De más de 260 definiciones sobre cultura, me atrae sobremanera la del jurista y filósofo alemán, Samuel Pufendorf, cuyo significado sería: “todas las formas en que los humanos comienzan a superar su barbarismo original y, a través de artificios, se vuelven completamente humanos”.
Se ha dicho que la palabra cultura tiene su origen en el término latino “cultura animi” o cultivo de las almas, usado por Servio Tulio Cicerón en su “Tusculanae Disputationes”, con la cual el filósofo romano promovía la perfección del alma humana.
Carlos Marx postuló que la cultura es un producto de las relaciones de producción, fenómeno vinculado con el modo de producción de una sociedad, que se erige como una de las formas de dominación que impone en el tiempo la prevalencia de las condiciones de desigualdad o sumisión entre las clases.
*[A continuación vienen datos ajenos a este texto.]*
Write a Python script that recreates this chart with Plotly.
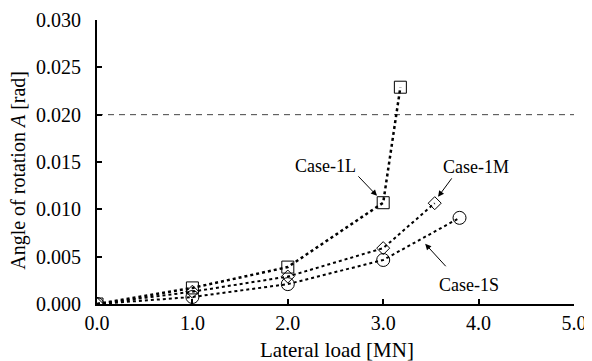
import plotly.graph_objects as go

# Data
load_L = [0.0, 1.0, 2.0, 3.0, 3.18]
rot_L = [0.0, 0.0017, 0.0039, 0.0107, 0.0229]
load_M = [0.0, 1.0, 2.0, 3.0, 3.54]
rot_M = [0.0, 0.0013, 0.0029, 0.0059, 0.01065]
load_S = [0.0, 1.0, 2.0, 3.0, 3.80]
rot_S = [0.0, 0.00074, 0.0021, 0.00465, 0.0091]
limit_value = 0.020

x_ticks = [0.0, 1.0, 2.0, 3.0, 4.0, 5.0]
x_ticklabels = ["0.0", "1.0", "2.0", "3.0", "4.0", "5.0"]
y_ticks = [0.000, 0.005, 0.010, 0.015, 0.020, 0.025, 0.030]
y_ticklabels = ["0.000", "0.005", "0.010", "0.015", "0.020", "0.025", "0.030"]

x_title = "Lateral load [MN]"
y_title = "Angle of rotation <i>A</i> [rad]"

FONT = "Times New Roman, Liberation Serif, serif"

fig = go.Figure()

fig.add_trace(go.Scatter(
    x=[0, 5], y=[limit_value, limit_value], mode="lines",
    line=dict(color="#444", width=1, dash="6px,5px"),
    showlegend=False, hoverinfo="skip"))

fig.add_trace(go.Scatter(
    x=load_S, y=rot_S, mode="lines+markers", name="Case-1S",
    line=dict(color="black", width=2, dash="dot"),
    marker=dict(symbol="circle-open", size=13, color="black", line=dict(width=1)),
    showlegend=False))
fig.add_trace(go.Scatter(
    x=load_M, y=rot_M, mode="lines+markers", name="Case-1M",
    line=dict(color="black", width=2, dash="dot"),
    marker=dict(symbol="diamond-open", size=10, color="black", line=dict(width=1)),
    showlegend=False))
fig.add_trace(go.Scatter(
    x=load_L, y=rot_L, mode="lines+markers", name="Case-1L",
    line=dict(color="black", width=2.5, dash="dot"),
    marker=dict(symbol="square-open", size=12, color="black", line=dict(width=1)),
    showlegend=False))

labels = [
    ("Case-1L", 2.40, 0.01459, 2.725, 0.01364, 2.935, 0.01143),
    ("Case-1M", 3.97, 0.01449, 3.73, 0.01343, 3.575, 0.01132),
    ("Case-1S", 3.90, 0.00204, 3.67, 0.00383, 3.44, 0.00636),
]
for txt, tx, ty, ax_, ay_, hx, hy in labels:
    fig.add_annotation(x=tx, y=ty, text=txt, showarrow=False,
                       font=dict(family=FONT, size=18, color="black"))
    fig.add_annotation(x=hx, y=hy, ax=ax_, ay=ay_, axref="x", ayref="y",
                       text="", showarrow=True, arrowhead=2, arrowsize=1.2,
                       arrowwidth=1, arrowcolor="black")

# axis titles
fig.add_annotation(xref="paper", yref="paper", x=0.503, y=-0.162,
                   text=x_title, showarrow=False, xanchor="center", yanchor="middle",
                   font=dict(family=FONT, size=21, color="black"))
fig.add_annotation(xref="paper", yref="paper", x=-0.165, y=0.47,
                   text=y_title, showarrow=False, textangle=-90,
                   xanchor="center", yanchor="middle",
                   font=dict(family=FONT, size=20, color="black"))

# page body has an 8px margin, so the figure is sized to fit the 592x361 window
fig.update_layout(
    width=584, height=353,
    margin=dict(l=89, r=18, t=12, b=57, autoexpand=False),
    paper_bgcolor="white", plot_bgcolor="white",
    font=dict(family=FONT, size=18, color="black"),
)
fig.update_xaxes(
    range=[0, 5], tickvals=x_ticks, ticktext=x_ticklabels,
    tickfont=dict(family=FONT, size=20), automargin=False,
    showline=True, linecolor="black", linewidth=2,
    ticks="inside", ticklen=5, tickwidth=2, tickcolor="black",
    ticklabelstandoff=0,
    showgrid=False, zeroline=False,
)
fig.update_yaxes(
    range=[0, 0.030], tickvals=y_ticks, ticktext=y_ticklabels,
    tickfont=dict(family=FONT, size=20), automargin=False,
    showline=True, linecolor="black", linewidth=2,
    ticks="inside", ticklen=5, tickwidth=2, tickcolor="black",
    ticklabelstandoff=10,
    showgrid=False, zeroline=False,
)

fig.write_html("out.html")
En el siglo XIII, el término cultura se empleaba para designar una parcela agrícola o ganadera, pero hoy en día, en forma literal, se emplea para adocenar, dominar, subyugar a comunidades o pueblo a través del uso de los instrumentos o medios de comunicación masivas: redes, radio, televisión, prensa, cine, teatro, etcétera.
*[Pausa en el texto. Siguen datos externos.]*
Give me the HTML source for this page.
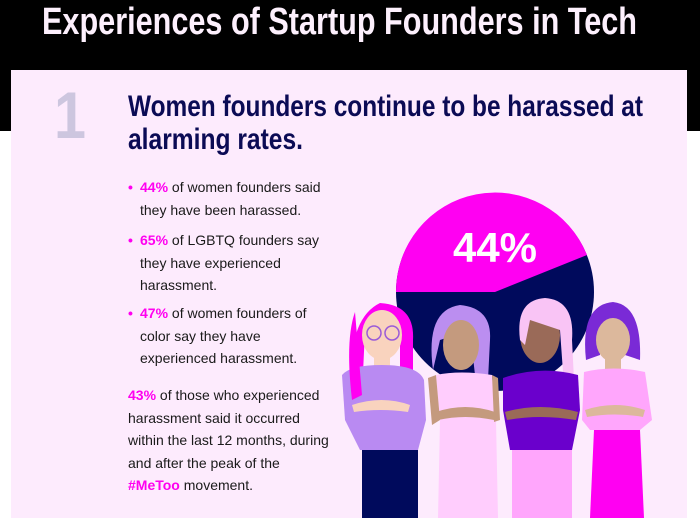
<!DOCTYPE html>
<html><head><meta charset="utf-8"><style>
*{margin:0;padding:0}
body{width:700px;height:518px;position:relative;overflow:hidden;background:#fff;font-family:"Liberation Sans",sans-serif}
#top{position:absolute;left:0;top:0;width:700px;height:131px;background:#000}
#panel{position:absolute;left:11px;top:70px;width:676px;height:448px;background:#fdebfd}
.t{position:absolute;left:128px;color:#1a1a1a;font-size:14px;line-height:22.5px;white-space:nowrap}
.t b{color:#ff00f0}
.t .d{color:#ff00f0;font-weight:bold;display:inline-block;width:12px}
.t .i{padding-left:12px}
</style></head><body>
<div id="top"></div>
<div id="panel"></div>
<svg style="position:absolute;left:0;top:0" width="700" height="160">
<text x="42" y="34" fill="#fdf0fd" font-family="Liberation Sans" font-weight="bold" font-size="38" textLength="595" lengthAdjust="spacingAndGlyphs">Experiences of Startup Founders in Tech</text>
<text x="54" y="138" fill="#cdc6df" font-family="Liberation Sans" font-weight="bold" font-size="66" textLength="32" lengthAdjust="spacingAndGlyphs">1</text>
<text x="128" y="116" fill="#0b0b55" font-family="Liberation Sans" font-weight="bold" font-size="30" textLength="515" lengthAdjust="spacingAndGlyphs">Women founders continue to be harassed at</text>
<text x="128" y="149" fill="#0b0b55" font-family="Liberation Sans" font-weight="bold" font-size="30" textLength="175" lengthAdjust="spacingAndGlyphs">alarming rates.</text>
</svg>
<div class="t" style="top:176px"><span class="d">•</span><b>44%</b> of women founders said<br><span class="i">they have been harassed.</span></div>
<div class="t" style="top:229px"><span class="d">•</span><b>65%</b> of LGBTQ founders say<br><span class="i">they have experienced</span><br><span class="i">harassment.</span></div>
<div class="t" style="top:302px"><span class="d">•</span><b>47%</b> of women founders of<br><span class="i">color say they have</span><br><span class="i">experienced harassment.</span></div>
<div class="t" style="top:384px"><b>43%</b> of those who experienced<br>harassment said it occurred<br>within the last 12 months, during<br>and after the peak of the<br><b>#MeToo</b> movement.</div>
<svg style="position:absolute;left:0;top:0" width="700" height="518">
<circle cx="495" cy="292" r="99" fill="#000a5c"/>
<path d="M495 292 L396 292 A99 99 0 0 1 587 255 Z" fill="#ff00f2"/>
<text x="495" y="262" fill="#fff" font-family="Liberation Sans" font-weight="bold" font-size="42" text-anchor="middle">44%</text>
<path d="M352 400 Q345 320 380 303 Q415 305 413 340 L413 390 L400 395 L400 330 L365 330 L362 395Z" fill="#ff00f2"/>
<ellipse cx="382" cy="335" rx="20" ry="25" fill="#f9d3be"/>
<rect x="374" y="355" width="16" height="14" fill="#f9d3be"/>
<path d="M342 375 Q350 365 382 365 Q418 365 424 380 L426 420 L418 450 L360 450 L345 420Z" fill="#b98af2"/>
<rect x="362" y="450" width="56" height="68" fill="#000a5c"/>
<path d="M352 405 Q382 395 410 405 L408 412 Q380 408 354 412Z" fill="#f9d3be"/>
<circle cx="374" cy="333" r="7" fill="none" stroke="#9a5ad8" stroke-width="1.5"/>
<circle cx="392" cy="333" r="7" fill="none" stroke="#9a5ad8" stroke-width="1.5"/>
<path d="M352 400 Q345 340 355 312 L362 395Z" fill="#ff00f2"/>
<path d="M433 370 Q425 310 460 305 Q492 308 490 340 L488 380 L475 375 L470 330 L440 340Z" fill="#bb8ef0"/>
<ellipse cx="461" cy="345" rx="18" ry="25" fill="#c49a7e"/>
<path d="M436 375 Q460 370 492 375 L496 420 L498 518 L438 518 L440 420Z" fill="#ffcdfd"/>
<path d="M428 378 L436 375 L440 420 L432 425Z M492 375 L498 378 L500 420 L494 422Z" fill="#c49a7e"/>
<path d="M436 412 Q465 402 495 412 L494 420 Q465 414 438 420Z" fill="#c49a7e"/>
<ellipse cx="540" cy="335" rx="20" ry="28" fill="#9a6a58"/>
<path d="M520 340 Q515 300 545 298 Q575 300 572 340 L575 400 L565 400 L560 330 L530 320 L525 345Z" fill="#f9c4f5"/>
<path d="M503 378 Q540 365 578 375 L580 410 L572 450 L510 450 L503 410Z" fill="#6a00cc"/>
<rect x="512" y="450" width="60" height="68" fill="#ffa6fc"/>
<path d="M505 412 Q540 402 578 412 L576 420 Q540 414 507 420Z" fill="#9a6a58"/>
<path d="M586 360 Q580 305 613 302 Q642 305 640 360 L625 355 L625 330 L600 330 L600 355Z" fill="#7a2ad6"/>
<ellipse cx="613" cy="340" rx="17" ry="22" fill="#dcb89c"/>
<rect x="605" y="355" width="16" height="14" fill="#dcb89c"/>
<path d="M584 372 Q613 365 645 372 L652 420 L640 430 L590 430 L582 420Z" fill="#ffa6fc"/>
<path d="M594 430 L640 430 L644 518 L590 518Z" fill="#ff00f2"/>
<path d="M585 410 Q615 400 645 410 L643 417 Q615 412 587 417Z" fill="#dcb89c"/>
</svg>
</body></html>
No es mi intención escribir sobre lo que escrito está, sino llamar la atención sobre el preocupante deterioro en los valores cívicos, culturales, folclóricos, históricos, antropológicos, artísticos, lo que causa una progresiva degradación social a todos los niveles.
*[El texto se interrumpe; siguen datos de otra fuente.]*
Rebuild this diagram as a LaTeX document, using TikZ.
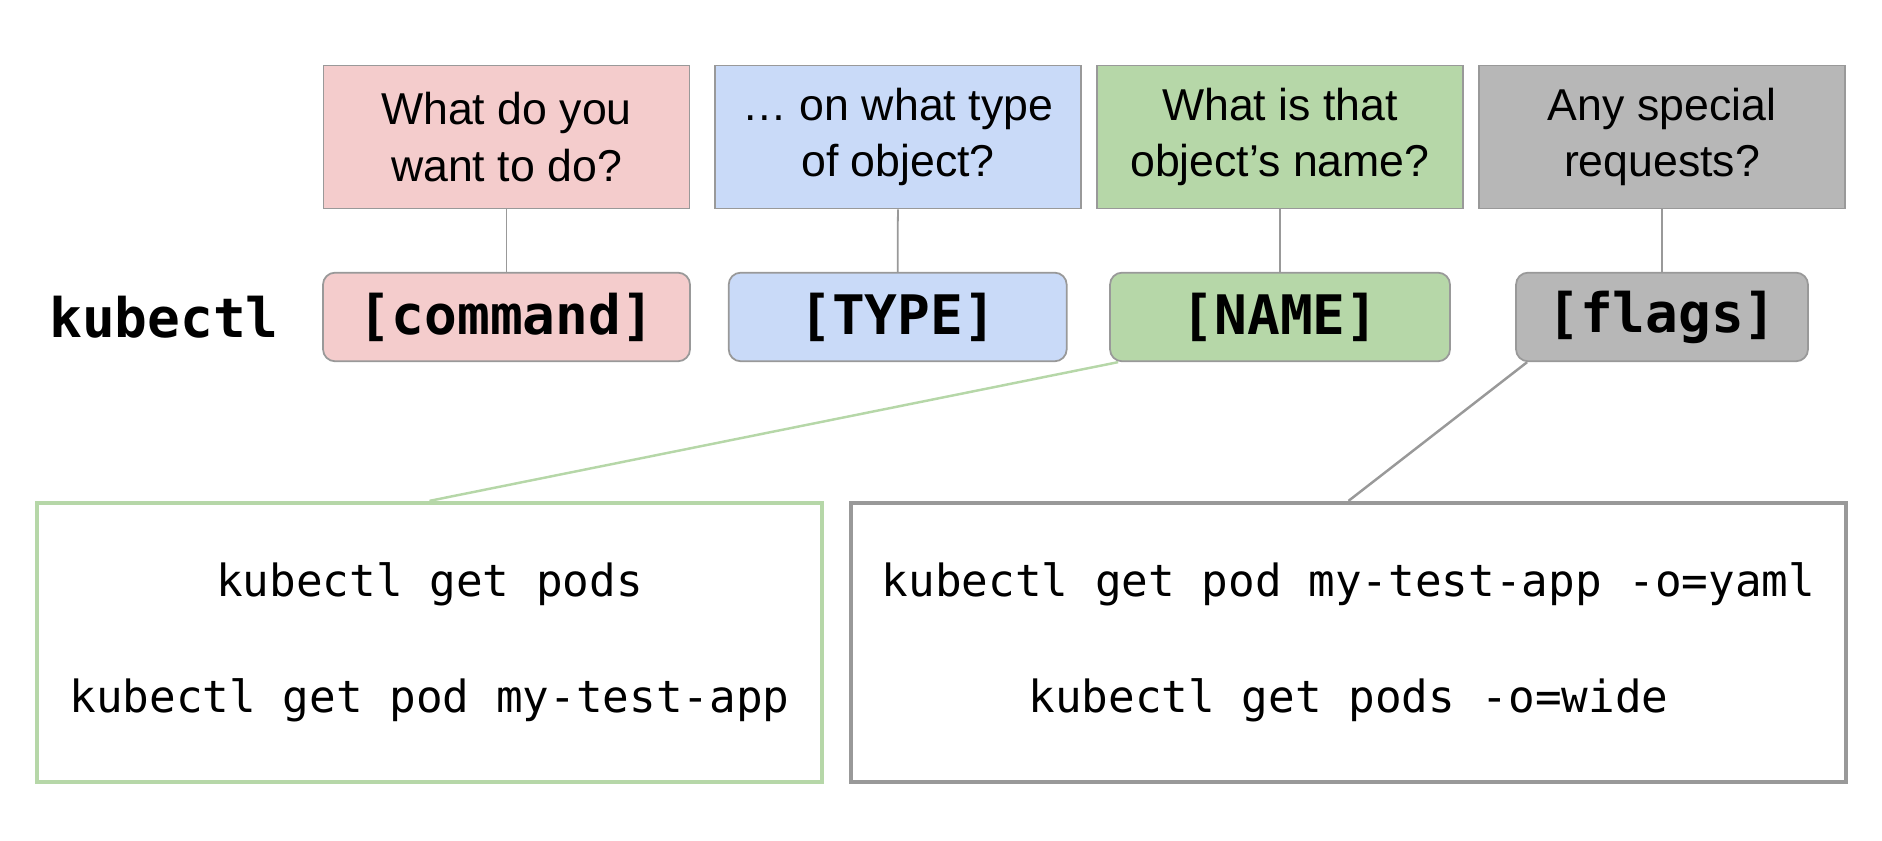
\documentclass[tikz,border=0pt]{standalone}
\usepackage{fontspec}
\setmainfont{Liberation Sans}
\setmonofont{DejaVu Sans Mono}
\usepackage{xcolor}
\usepackage{tikz}

\definecolor{cmdpink}{HTML}{F4CCCC}
\definecolor{typeblue}{HTML}{C9DAF8}
\definecolor{namegreen}{HTML}{B6D7A8}
\definecolor{flaggrey}{HTML}{B7B7B7}
\definecolor{edgegrey}{HTML}{999999}

\tikzset{
	ask/.style={draw=edgegrey, line width=0.5pt, rectangle, minimum width=3.66cm, minimum height=1.43cm, inner sep=0pt, align=center, font=\fontsize{12.7}{16}\selectfont},
	part/.style={draw=edgegrey, line width=0.5pt, rectangle, rounded corners=0.12cm, minimum height=0.886cm, inner sep=0pt, font=\ttfamily\bfseries\fontsize{15.5}{18}\selectfont},
	example/.style={rectangle, line width=1.2pt, minimum height=2.79cm, inner sep=0pt, align=center, font=\ttfamily\fontsize{12.6}{33}\selectfont},
	link/.style={draw=edgegrey, line width=0.5pt},
}

\begin{document}
\begin{tikzpicture}
	\useasboundingbox (0,0) rectangle (18.82,8.41);
	\node[ask, fill=cmdpink] (askcmd) at (5.065,7.04) {What do you\\want to do?};
	\node[ask, fill=typeblue] (asktype) at (8.98,7.04) {\dots{} on what type\\of object?};
	\node[ask, fill=namegreen] (askname) at (12.80,7.04) {What is that\\object’s name?};
	\node[ask, fill=flaggrey] (askflags) at (16.62,7.04) {Any special\\requests?};
	\node[font=\ttfamily\bfseries\fontsize{15.5}{18}\selectfont] (kubectl) at (1.64,5.24) {kubectl};
	\node[part, fill=cmdpink, minimum width=3.67cm] (cmd) at (5.065,5.24) {[command]};
	\node[part, fill=typeblue, minimum width=3.38cm] (type) at (8.977,5.24) {[TYPE]};
	\node[part, fill=namegreen, minimum width=3.40cm] (name) at (12.80,5.24) {[NAME]};
	\node[part, fill=flaggrey, minimum width=2.92cm] (flags) at (16.62,5.24) {[flags]};
	\node[example, draw=namegreen, minimum width=7.85cm] (exname) at (4.295,1.985) {kubectl get pods\\kubectl get pod my-test-app};
	\node[example, draw=edgegrey, minimum width=9.95cm] (exflags) at (13.485,1.985) {kubectl get pod my-test-app -o=yaml\\kubectl get pods -o=wide};
	\draw[link] (askcmd) -- (cmd);
	\draw[link] (asktype) -- (type);
	\draw[link] (askname) -- (name);
	\draw[link] (askflags) -- (flags);
	\draw[link, draw=namegreen, line width=0.7pt] ([xshift=0.09cm]name.south west) -- (exname.north);
	\draw[link, line width=0.7pt] ([xshift=0.12cm]flags.south west) -- (exflags.north);
\end{tikzpicture}
\end{document}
Integridad, honor, respeto filial, solidaridad, patriotismo, fervor por la cultura, las artes, el deporte, las tradiciones familiares, barriales o comunitarias, se desvanecen o disipan desplazadas por desmedida ambición, egoísmo, grupismo, egocentrismo, individualismo, traición, deslealtad y otras degradantes formas convivencia.
Desde Cicerón, que la promovió como vía para la perfección del alma, hasta Marx, que la refiere como un medio para la opresión o redención social, la cultura, definida como todo lo que emprende el hombre en su relación con la naturaleza y la colectividad, es el faro que ilumina el camino hacia la civilidad y la convivencia.
Duele decirlo, la juventud dominicana ha sido enjaulada y subyugadas en un gran latrocinio moral y ético que también la conmina a borrar su relación primigenia con la Patria, con la familia y con la comunidad, a tal grado, que en su entorno se promueve droga, sexo, dinero y violencia, con muy poco espacio para el cultivo de la lectura o vinculación con la academia, la ciencia y las artes.
No se trata de invocar la “cultura popular”, como oposición a la “cultura elitista”, asociada a la clase dominante, para imponer injusticia y exclusión; lo que se invoca ahora es el rescate de la juventud sumida en la ignominia de un modo de vida que succiona valores heredados de generaciones en generaciones.